I reshot your picture. Never post an Email in a public place, in this case another's unless you want to attract spam.


----------



## sigman (Mar 30, 2011)

Corday said:


> I reshot your picture. Never post an Email in a public place, in this case another's unless you want to attract spam.


by
OK, but what about the apparent function I showed? By the way the attachment was visible in my wife's email. We have different private domain email hosts (Earthlink and Network Solutions), so hers' is the same as any other outside email.


----------



## Corday (Mar 3, 2010)

sigman said:


> by
> We have different private domain email hosts (Earthlink and Network Solutions), so hers' is the same as any other outside email.


Which one is yours?


----------



## sigman (Mar 30, 2011)

Corday said:


> Which one is yours?


Network Solutions


----------



## Corday (Mar 3, 2010)

I have a free web site from them.

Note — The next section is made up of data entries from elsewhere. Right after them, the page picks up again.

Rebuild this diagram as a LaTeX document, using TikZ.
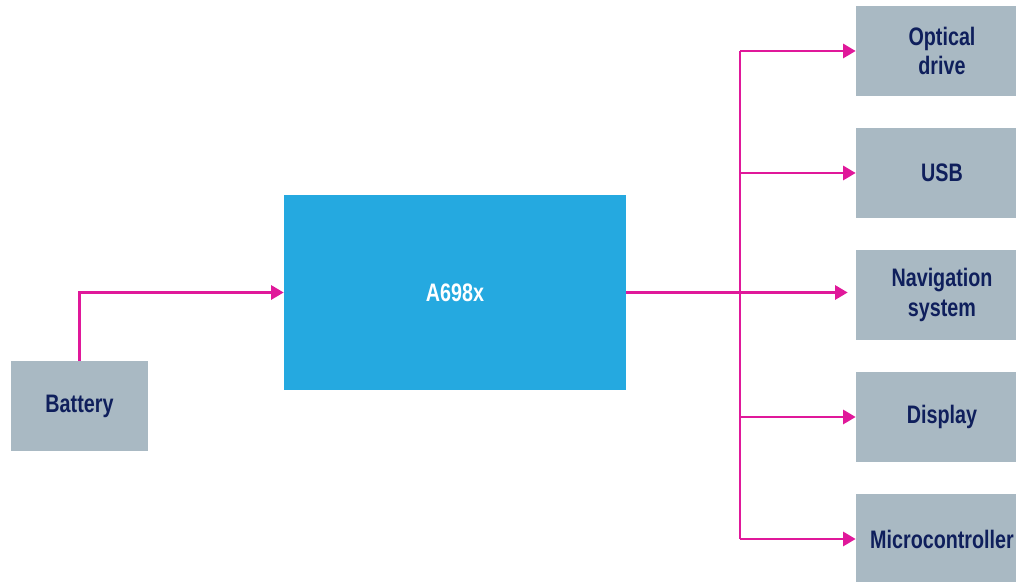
\documentclass[tikz,border=0pt]{standalone}
\usepackage{fontspec}
\setmainfont{Liberation Sans}[FakeStretch=0.78]
\usetikzlibrary{arrows.meta}

\definecolor{boxgray}{HTML}{A9B9C3}
\definecolor{chipblue}{HTML}{25A9E0}
\definecolor{linkpink}{HTML}{E0189A}
\definecolor{textnavy}{HTML}{0F1F5C}

\begin{document}
\begin{tikzpicture}[
    block/.style={fill=boxgray, text=textnavy, minimum width=4.3cm, minimum height=2.25cm, align=center, font=\fontsize{18}{21}\selectfont\bfseries, inner sep=0pt},
    link/.style={draw=linkpink, line width=2pt},
    arr/.style={link, -{Triangle[length=9pt,width=10pt]}}
]

\useasboundingbox (0,0) rectangle (25.4,14.55);

% Blocks
\node[block, minimum width=3.425cm] (bat) at (1.9875,4.4) {Battery};
\node[block, fill=chipblue, text=white, minimum width=8.55cm, minimum height=4.875cm] (chip) at (11.375,7.2375) {A698x};

\node[block] (opt) at (23.55,13.275) {Optical\\drive};
\node[block] (usb) at (23.55,10.225) {USB};
\node[block] (nav) at (23.55,7.175) {Navigation\\system};
\node[block] (disp) at (23.55,4.125) {Display};
\node[block] (mcu) at (23.55,1.075) {Microcontroller};

% Connections
\coordinate (bus) at (18.5,0);
\draw[arr] (bat.north) |- (chip.west);
\draw[arr, shorten >=0.2cm] (chip.east) -- (chip.east -| nav.west);
\draw[link] (bus |- opt.west) -- (bus |- mcu.west);
\foreach \n in {opt,usb,disp,mcu}
    \draw[arr] (bus |- \n.west) -- (\n.west);

\end{tikzpicture}
\end{document}
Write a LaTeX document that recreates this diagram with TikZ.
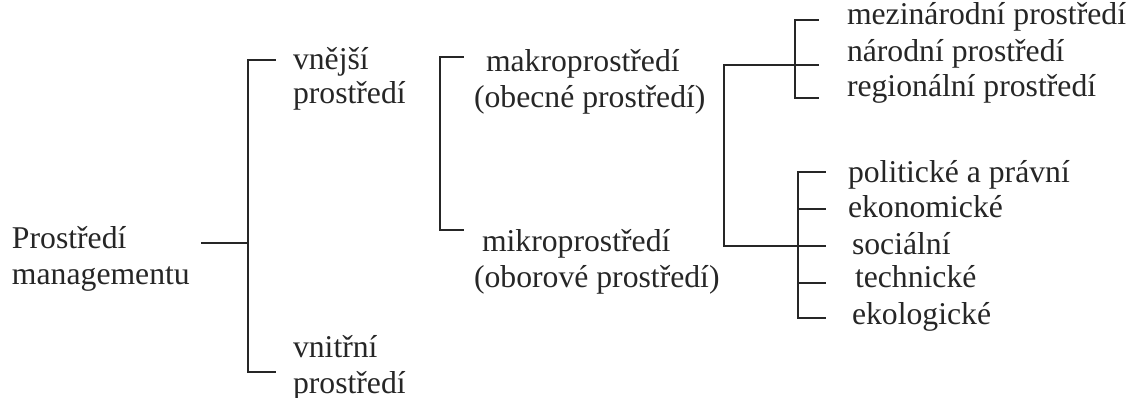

You're paying and deseve tech help which others have complained about. Their system is different from most.


----------



## sigman (Mar 30, 2011)

Because I can see the attachments by clicking on the triangle I think the problem with the software, not the mail server. However, I just received an email from someone whose attachments have been hidden. Today they are visible. I'm waiting to see if this will be consisten.


----------



## Corday (Mar 3, 2010)

Hopefully they will be.


----------